Since 2003 I’ve not been on a plane. I don’t have fear of dying. Dying is afraid of me. But I have this sort of claustraphobic reaction when they close the big door. Sweaty head. Heart palpitations. It’s the same feeling I have when the freezer is out of Klondike bars, but I digress.
Since I was a kid, I’ve loved driving more than just about anything. I drove from Canada to Arizona when I went to college in the late 70s and just have driven like a madman ever since. The 2003/2004 trip around America – that I’ve been chronicling on these pages over the last weeks – was the high watermark: 20,000 miles at one time. Lovely.

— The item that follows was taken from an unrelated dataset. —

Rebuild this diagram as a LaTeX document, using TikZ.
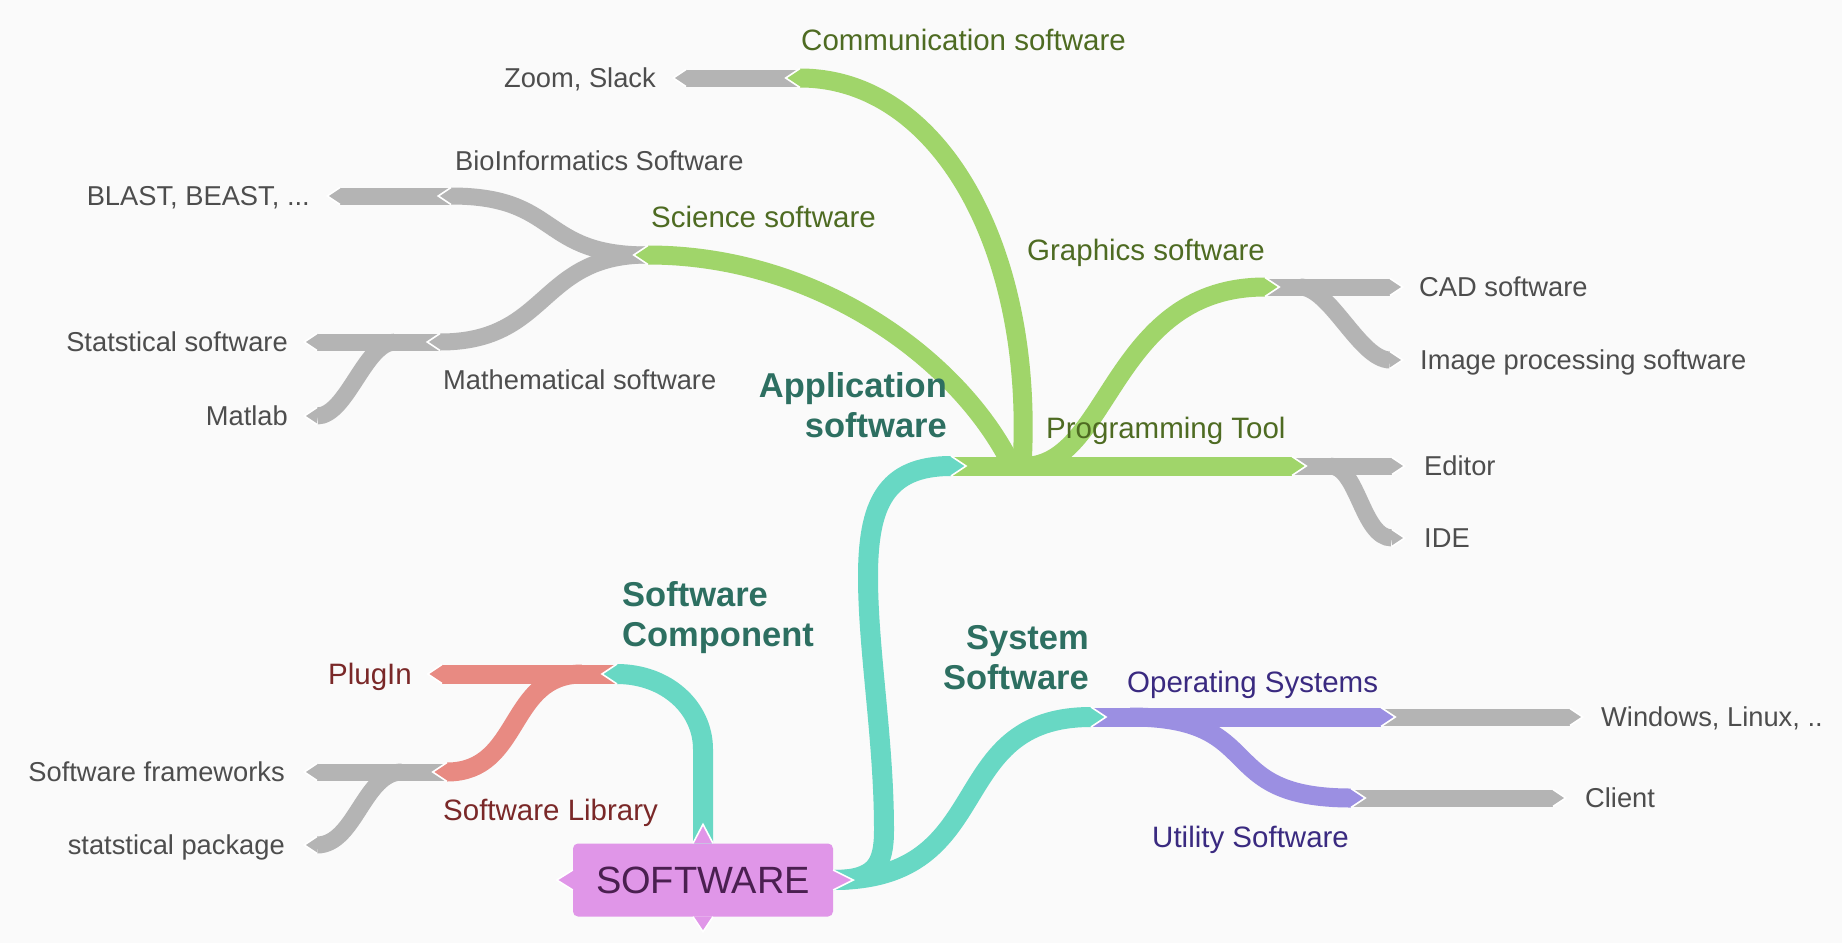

I love the road, the highway, the big slab. I love the tiny towns and the great expanses. I love going fast and slow, weaving and straight. Driving through the night, or – like tonight – pulling off the the highway early, finding a Hilton, and getting room service. (I’m waiting for a rib eye as I type this in Little Rock, Arkansas.)
The people you meet, the things you see. The iPhone slamming one great song after another, randomly selecting brilliant tune after brilliant tune, John Hiatt, NRBQ, Rickie Lee Jones, even Bob Hate and John Hicks ripping through one of the post-2007 tunes we’ve been writing and recording over the last few years. (And available, I can’t stop myself, here.)
Anyway, I’m 1006 miles into a trip right now, just to see some old pals and play a little golf in the mountains of Tennessee. Here are a few pics out the window.
We are outrageous gods
good in a fight
bound for the desert
and traveling light
It is great. I drove from Chicago to Mexico City twice in the 90s. The highway from Acapulco to Zihuatanejo is beautiful.